Developers tend to simulate their designs to validate the RTL design and functionality, before hitting the build stage and registering it with AWS EC2 as Amazon FPGA Image (AFI). AWS FPGA HDK comes with a shell simulation model that supports RTL-level simulation using Xilinx' Vivado XSIM, MentorGraphics' Questa, Cadence Incisive and Synopsys' VCS RTL simulators. See table below for supported simulator versions.

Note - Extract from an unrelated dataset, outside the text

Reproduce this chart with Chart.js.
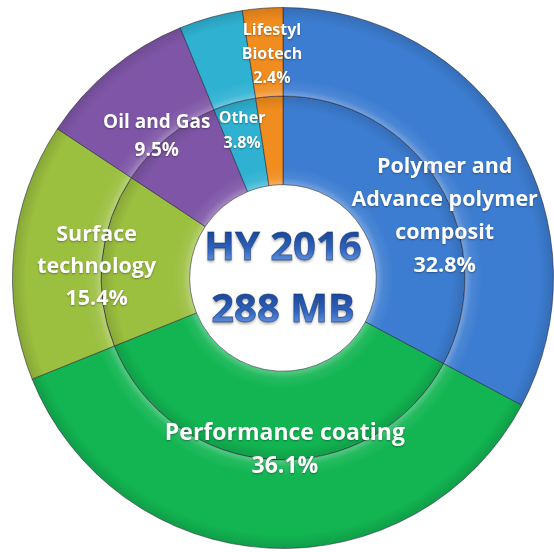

Simulator | Vivado 2019.1 | Vivado 2019.2 | Vivado 2020.1 | Vivado 2020.2 | Vivado 2021.1 | Vivado 2021.2 |
---|---|---|---|---|---|---|
Xilinx Vivado XSIM | Vivado v2019.1 | Vivado v2019.2 | Vivado v2020.1 | Vivado v2020.2 | Vivado v2021.1 | Vivado v2021.2 |
Synopsys VCS | O-2018.09 | O-2018.09-SP2-1 | P-2019.06-SP1-1 | Q-2020.03 | R-2020.12 | R-2020.12 |
Mentor Graphics Questa | 10.7c | 2019.2 | 2019.4 | 2020.2 | 2020.4 | 2020.4 |
Cadence Incisive Enterprise Simulator(IES) | 15.20.065 | 15.20.073 | 15.20.079 | 15.20.083 | 15.20.083 | N/A |
Cadence Xcelium Parallel Simulator | N/A | N/A | N/A | N/A | N/A | 20.09.006 |
Developers can write their tests in SystemVerilog and/or C languages. If a developer chooses to use the supplied C framework, he/she can use the same C code for simulation and for runtime on your FPGA-enabled instance like F1.
One easy way is to have a pre-installed environment is to use the AWS FPGA Developer AMI available on AWS Marketplace which comes with pre-installed Vivado tools and license.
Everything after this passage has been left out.